I plotted the graph and I see that as $n$ gets larger, the maximum of the function on $[0,1]$ grows and gets closer to $x=1$.
 A: $x\in\{0,1\}$ makes the sequence constant. Otherwise $f_{n+1}(x)/f_n(x) = x\frac{n^2+2 n+1}{n^2}$. The fraction gets arbritrarily close to $1$ from above, so if $n$ is large enough, the product is less than $1$ and decreasing.

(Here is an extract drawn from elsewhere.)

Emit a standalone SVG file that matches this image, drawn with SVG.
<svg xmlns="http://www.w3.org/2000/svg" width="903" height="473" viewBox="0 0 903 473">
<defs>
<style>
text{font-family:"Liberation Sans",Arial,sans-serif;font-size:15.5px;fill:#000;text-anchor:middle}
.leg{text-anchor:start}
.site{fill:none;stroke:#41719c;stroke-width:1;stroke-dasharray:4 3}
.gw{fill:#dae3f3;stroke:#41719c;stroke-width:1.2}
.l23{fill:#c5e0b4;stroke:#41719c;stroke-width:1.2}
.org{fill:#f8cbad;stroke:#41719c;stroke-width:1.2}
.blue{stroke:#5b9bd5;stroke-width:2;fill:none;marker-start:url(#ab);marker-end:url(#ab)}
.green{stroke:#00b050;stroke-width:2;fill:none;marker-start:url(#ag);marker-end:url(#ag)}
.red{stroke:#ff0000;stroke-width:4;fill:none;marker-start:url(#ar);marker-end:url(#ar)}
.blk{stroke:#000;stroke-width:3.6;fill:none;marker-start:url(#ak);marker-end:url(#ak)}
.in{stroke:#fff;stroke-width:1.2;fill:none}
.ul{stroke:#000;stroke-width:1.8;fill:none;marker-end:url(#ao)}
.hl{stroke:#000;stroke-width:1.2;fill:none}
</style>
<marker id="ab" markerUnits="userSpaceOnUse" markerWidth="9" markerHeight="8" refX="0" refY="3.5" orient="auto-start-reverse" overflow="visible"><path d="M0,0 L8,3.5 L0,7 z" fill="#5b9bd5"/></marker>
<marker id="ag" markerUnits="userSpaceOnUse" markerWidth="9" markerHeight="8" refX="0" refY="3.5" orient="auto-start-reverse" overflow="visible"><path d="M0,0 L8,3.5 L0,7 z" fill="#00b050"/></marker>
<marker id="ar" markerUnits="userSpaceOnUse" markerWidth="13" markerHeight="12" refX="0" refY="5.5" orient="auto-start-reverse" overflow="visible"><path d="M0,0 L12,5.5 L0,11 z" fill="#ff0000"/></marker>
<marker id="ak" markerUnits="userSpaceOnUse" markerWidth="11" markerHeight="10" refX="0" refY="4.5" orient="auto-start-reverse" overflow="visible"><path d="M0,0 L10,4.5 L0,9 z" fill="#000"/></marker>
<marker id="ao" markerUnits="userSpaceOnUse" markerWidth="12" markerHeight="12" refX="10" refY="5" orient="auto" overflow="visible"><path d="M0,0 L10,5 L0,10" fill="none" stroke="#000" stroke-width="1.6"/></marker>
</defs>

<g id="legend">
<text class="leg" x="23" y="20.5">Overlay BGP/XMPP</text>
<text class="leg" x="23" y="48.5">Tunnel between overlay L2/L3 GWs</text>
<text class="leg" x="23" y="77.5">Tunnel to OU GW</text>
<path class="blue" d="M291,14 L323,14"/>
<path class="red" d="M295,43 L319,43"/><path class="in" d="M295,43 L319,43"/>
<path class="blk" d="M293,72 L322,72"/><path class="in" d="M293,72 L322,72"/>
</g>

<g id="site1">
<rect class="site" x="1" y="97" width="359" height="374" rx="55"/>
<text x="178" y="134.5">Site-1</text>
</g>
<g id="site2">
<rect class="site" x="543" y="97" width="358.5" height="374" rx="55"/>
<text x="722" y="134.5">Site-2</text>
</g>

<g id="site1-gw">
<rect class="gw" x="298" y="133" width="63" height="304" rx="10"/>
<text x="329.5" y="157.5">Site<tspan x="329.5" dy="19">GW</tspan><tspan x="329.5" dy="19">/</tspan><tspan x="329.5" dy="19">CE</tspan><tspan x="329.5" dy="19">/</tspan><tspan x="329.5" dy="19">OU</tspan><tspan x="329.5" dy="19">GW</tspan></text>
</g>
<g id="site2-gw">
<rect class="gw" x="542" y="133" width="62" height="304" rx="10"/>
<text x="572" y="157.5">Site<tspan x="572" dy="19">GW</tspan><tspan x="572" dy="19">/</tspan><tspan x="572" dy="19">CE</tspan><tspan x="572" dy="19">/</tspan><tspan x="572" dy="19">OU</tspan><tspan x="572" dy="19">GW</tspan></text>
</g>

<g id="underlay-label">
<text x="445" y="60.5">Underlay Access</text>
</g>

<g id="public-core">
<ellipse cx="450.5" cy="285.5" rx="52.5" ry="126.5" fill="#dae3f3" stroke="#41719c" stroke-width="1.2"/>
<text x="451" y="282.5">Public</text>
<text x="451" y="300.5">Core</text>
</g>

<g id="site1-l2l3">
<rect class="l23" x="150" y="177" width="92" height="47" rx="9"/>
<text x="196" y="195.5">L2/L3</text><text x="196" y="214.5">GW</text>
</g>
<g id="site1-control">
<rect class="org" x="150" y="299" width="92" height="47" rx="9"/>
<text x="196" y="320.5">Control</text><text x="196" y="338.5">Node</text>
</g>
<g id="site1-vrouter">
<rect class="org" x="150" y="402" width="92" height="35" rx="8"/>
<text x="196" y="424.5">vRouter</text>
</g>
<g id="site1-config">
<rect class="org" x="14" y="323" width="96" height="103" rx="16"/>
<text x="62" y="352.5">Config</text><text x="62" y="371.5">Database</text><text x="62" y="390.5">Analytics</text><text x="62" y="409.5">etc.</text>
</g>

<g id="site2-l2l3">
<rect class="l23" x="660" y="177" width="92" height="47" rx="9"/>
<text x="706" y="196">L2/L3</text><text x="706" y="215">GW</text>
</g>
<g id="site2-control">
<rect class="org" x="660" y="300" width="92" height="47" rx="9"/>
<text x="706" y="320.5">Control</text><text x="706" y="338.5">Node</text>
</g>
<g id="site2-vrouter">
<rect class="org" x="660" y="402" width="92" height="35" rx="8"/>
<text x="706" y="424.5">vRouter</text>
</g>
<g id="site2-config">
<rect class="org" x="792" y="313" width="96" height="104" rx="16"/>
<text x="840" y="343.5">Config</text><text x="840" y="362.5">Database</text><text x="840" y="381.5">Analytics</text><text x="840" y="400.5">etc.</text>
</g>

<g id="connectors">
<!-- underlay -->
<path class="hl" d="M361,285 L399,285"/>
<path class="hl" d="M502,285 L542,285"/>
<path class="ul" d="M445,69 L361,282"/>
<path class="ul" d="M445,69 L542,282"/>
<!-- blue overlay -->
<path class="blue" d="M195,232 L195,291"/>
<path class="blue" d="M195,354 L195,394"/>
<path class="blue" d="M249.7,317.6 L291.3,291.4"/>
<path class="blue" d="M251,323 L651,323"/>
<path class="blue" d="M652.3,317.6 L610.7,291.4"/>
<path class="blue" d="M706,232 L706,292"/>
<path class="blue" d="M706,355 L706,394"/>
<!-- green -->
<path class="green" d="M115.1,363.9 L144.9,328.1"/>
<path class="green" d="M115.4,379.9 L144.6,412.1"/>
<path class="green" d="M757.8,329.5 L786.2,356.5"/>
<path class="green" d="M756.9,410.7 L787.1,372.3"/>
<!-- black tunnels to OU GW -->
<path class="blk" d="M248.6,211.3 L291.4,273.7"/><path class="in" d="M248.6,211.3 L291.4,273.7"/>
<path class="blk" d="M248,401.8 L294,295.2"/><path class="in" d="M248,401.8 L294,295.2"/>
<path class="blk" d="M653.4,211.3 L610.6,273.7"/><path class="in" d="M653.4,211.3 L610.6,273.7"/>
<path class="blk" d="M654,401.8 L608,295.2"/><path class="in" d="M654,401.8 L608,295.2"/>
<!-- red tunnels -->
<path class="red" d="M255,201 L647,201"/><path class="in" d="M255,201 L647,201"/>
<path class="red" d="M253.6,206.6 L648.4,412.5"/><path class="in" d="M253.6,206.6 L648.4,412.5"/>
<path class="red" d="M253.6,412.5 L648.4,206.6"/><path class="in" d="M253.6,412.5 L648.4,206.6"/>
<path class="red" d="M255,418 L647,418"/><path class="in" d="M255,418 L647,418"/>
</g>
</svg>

So if $n>N$ where $N$ is large enough, then $0\leq f_n(x)\leq a^{n-N}f_N(x)$ for some $a<1$. The RHS converge to $0$ exponentially.

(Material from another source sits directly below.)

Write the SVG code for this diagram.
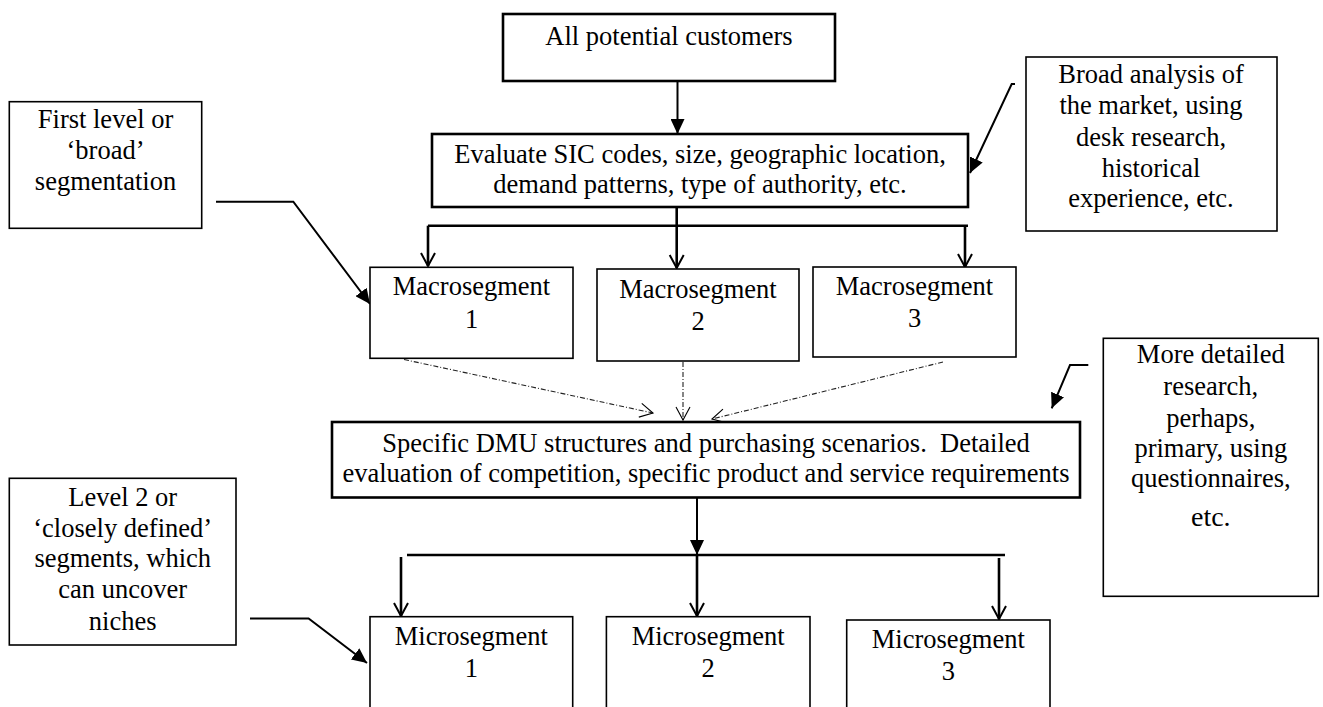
<svg xmlns="http://www.w3.org/2000/svg" width="1323" height="707" viewBox="0 0 1323 707">
  <style>
    .box { fill: #ffffff; stroke: #000000; stroke-width: 1.6; }
    .box-bold { fill: #ffffff; stroke: #000000; stroke-width: 2.6; }
    text { font-family: "Liberation Serif", "Times New Roman", serif; font-size: 26.5px; fill: #000000; text-anchor: middle; }
    .wire { fill: none; stroke: #000000; stroke-width: 2; }
    .wire-bold { fill: none; stroke: #000000; stroke-width: 2.6; }
    .dash { fill: none; stroke: #222222; stroke-width: 1.1; stroke-dasharray: 5 2 1 2; }
  </style>
  <defs>
    <marker id="solid" markerUnits="userSpaceOnUse" markerWidth="16" markerHeight="14" refX="15" refY="7" orient="auto">
      <path d="M0,0 L15,7 L0,14 z" fill="#000000"/>
    </marker>
    <marker id="open" markerUnits="userSpaceOnUse" markerWidth="16" markerHeight="18" refX="14" refY="8" orient="auto">
      <path d="M1,1 L14,8 L1,15" fill="none" stroke="#000000" stroke-width="2"/>
    </marker>
    <marker id="open-thin" markerUnits="userSpaceOnUse" markerWidth="16" markerHeight="18" refX="14" refY="8" orient="auto">
      <path d="M1,1 L14,8 L1,15" fill="none" stroke="#000000" stroke-width="1.1"/>
    </marker>
  </defs>

  <!-- connectors -->
  <g id="connectors">
    <line class="wire" x1="677.5" y1="81" x2="677.5" y2="134" marker-end="url(#solid)"/>
    <line class="wire-bold" x1="676.7" y1="207" x2="676.7" y2="268" marker-end="url(#open)"/>
    <line class="wire-bold" x1="428" y1="225.7" x2="968" y2="225.7"/>
    <line class="wire-bold" x1="428" y1="225.7" x2="428" y2="266" marker-end="url(#open)"/>
    <line class="wire-bold" x1="965" y1="225.7" x2="965" y2="267" marker-end="url(#open)"/>
    <polyline class="wire" points="216,201.7 293.3,201.7 370,304" marker-end="url(#solid)"/>
    <polyline class="wire" points="1015,84 1011.7,84 970,173" marker-end="url(#solid)"/>
    <line class="dash" x1="404" y1="359.5" x2="653" y2="413" marker-end="url(#open-thin)"/>
    <line class="dash" x1="683" y1="362" x2="683" y2="420" marker-end="url(#open-thin)"/>
    <line class="dash" x1="943" y1="362" x2="712" y2="419" marker-end="url(#open-thin)"/>
    <polyline class="wire" points="1088.3,365 1070,365 1051.7,408.3" marker-end="url(#solid)"/>
    <line class="wire" x1="697" y1="497.5" x2="697" y2="555" marker-end="url(#solid)"/>
    <line class="wire-bold" x1="407" y1="555" x2="1005" y2="555"/>
    <line class="wire-bold" x1="697" y1="555" x2="697" y2="616" marker-end="url(#open)"/>
    <line class="wire-bold" x1="401" y1="557" x2="401" y2="616" marker-end="url(#open)"/>
    <line class="wire-bold" x1="999" y1="558" x2="999" y2="619" marker-end="url(#open)"/>
    <polyline class="wire" points="250,618.5 308.6,618.5 367,663" marker-end="url(#solid)"/>
  </g>

  <g id="all-customers">
    <rect class="box-bold" x="503" y="14" width="332" height="67"/>
    <text x="669" y="45">All potential customers</text>
  </g>

  <g id="evaluate">
    <rect class="box-bold" x="432" y="134" width="536" height="73"/>
    <text x="700" y="162.7">Evaluate SIC codes, size, geographic location,</text>
    <text x="700" y="193.3">demand patterns, type of authority, etc.</text>
  </g>

  <g id="first-level">
    <rect class="box" x="9.3" y="101.7" width="192.4" height="126.6"/>
    <text x="105.5" y="128.3">First level or</text>
    <text x="105.5" y="159.3">‘broad’</text>
    <text x="105.5" y="190">segmentation</text>
  </g>

  <g id="broad-analysis">
    <rect class="box" x="1026" y="57" width="251" height="174"/>
    <text x="1151" y="83.3">Broad analysis of</text>
    <text x="1151" y="114.3">the market, using</text>
    <text x="1151" y="145.7">desk research,</text>
    <text x="1151" y="176.7">historical</text>
    <text x="1151" y="207.3">experience, etc.</text>
  </g>

  <g id="macro-1">
    <rect class="box" x="370" y="267.3" width="203" height="91"/>
    <text x="471.5" y="295">Macrosegment</text>
    <text x="471.5" y="328">1</text>
  </g>

  <g id="macro-2">
    <rect class="box" x="597" y="269" width="202" height="92"/>
    <text x="698" y="298">Macrosegment</text>
    <text x="698" y="330">2</text>
  </g>

  <g id="macro-3">
    <rect class="box" x="813" y="267" width="203" height="90"/>
    <text x="914.5" y="295">Macrosegment</text>
    <text x="914.5" y="327">3</text>
  </g>

  <g id="more-detailed">
    <rect class="box" x="1103.3" y="338.3" width="215" height="258"/>
    <text x="1210.8" y="363.3">More detailed</text>
    <text x="1210.8" y="395">research,</text>
    <text x="1210.8" y="426.7">perhaps,</text>
    <text x="1210.8" y="456.7">primary, using</text>
    <text x="1210.8" y="486.7">questionnaires,</text>
    <text x="1210.8" y="526" style="font-size:28px">etc.</text>
  </g>

  <g id="dmu-scenarios">
    <rect class="box-bold" x="332" y="422" width="748" height="75.5"/>
    <text x="706" y="451.7" xml:space="preserve">Specific DMU structures and purchasing scenarios.  Detailed</text>
    <text x="706" y="481.7">evaluation of competition, specific product and service requirements</text>
  </g>

  <g id="level-two">
    <rect class="box" x="9.3" y="478.3" width="226.7" height="166.7"/>
    <text x="122.7" y="506">Level 2 or</text>
    <text x="122.7" y="536.7">‘closely defined’</text>
    <text x="122.7" y="566.7">segments, which</text>
    <text x="122.7" y="598">can uncover</text>
    <text x="122.7" y="630">niches</text>
  </g>

  <g id="micro-1">
    <rect class="box" x="370" y="616.7" width="202.7" height="110"/>
    <text x="471.3" y="645">Microsegment</text>
    <text x="471.3" y="676.7">1</text>
  </g>

  <g id="micro-2">
    <rect class="box" x="606.4" y="616.7" width="203.6" height="110"/>
    <text x="708.2" y="645">Microsegment</text>
    <text x="708.2" y="676.7">2</text>
  </g>

  <g id="micro-3">
    <rect class="box" x="846.7" y="620" width="203.3" height="110"/>
    <text x="948.3" y="648">Microsegment</text>
    <text x="948.3" y="680">3</text>
  </g>
</svg>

A: For $0 < x < 1$ we have $y = 1/x - 1 > 0$ and $ x = 1/ (1 + (1/x - 1))= 1/(1+y).$
Thus,
$$n^2 x^n  = \frac{n^2}{(1 + y)^n}.$$
Using the binomial expansion $(1+y)^n = 1 + ny + \frac{1}{2}n(n-1)y^2 + \frac{1}{6}n(n-1)(n-2)y^3 + \ldots,$we have
$$0 \leqslant n^2 x^n  = \frac{n^2}{(1 + y)^n} < \frac{n^2}{n(n-1)(n-2)}\frac{6}{y^3},$$
and $\lim_{n \to \infty} n^2x^n = 0$ by the squeeze theorem.
A: HINT: Note that $n^2x^n(1-x) \to 0$, as $n \to \infty$ when $x \in [0,1]$, as the exponential term $x^n$ is the dominant term.

The easiest way would be to use the L'Hopital rule. Write $x = \frac 1y$, where $y > 1$. (The case when $x=1$ or $0$) can be considered separately and it's trivially true).  Then:
$$\lim_{n \to \infty} n^2x^n(1-x) = \lim_{n \to \infty} \frac{n^2(1-\frac 1y)}{y^n} = \lim_{n \to \infty} \frac{2n(1-\frac 1y)}{y^n\cdot \ln y} = \frac{2(1-\frac 1y)}{y^n \cdot (\ln y)^2} = 0$$
as the numerator is a constant and $\ln y > 0$
A: The case $x=0$ or $1$ are easy. 
For $x\in(0,1)$ we can find $\epsilon>0$ such that $ x < 1 - \epsilon$. 
Since $\frac{(n+1)^2}{n^2} \rightarrow 1$ we have that eventually 
$$\frac{f_{n+1}(x)}{f_n(x)} = \frac{x(n+1)^2}{n^2} < 1 -\frac{\epsilon}{2} $$ and so we are done by the ratio test.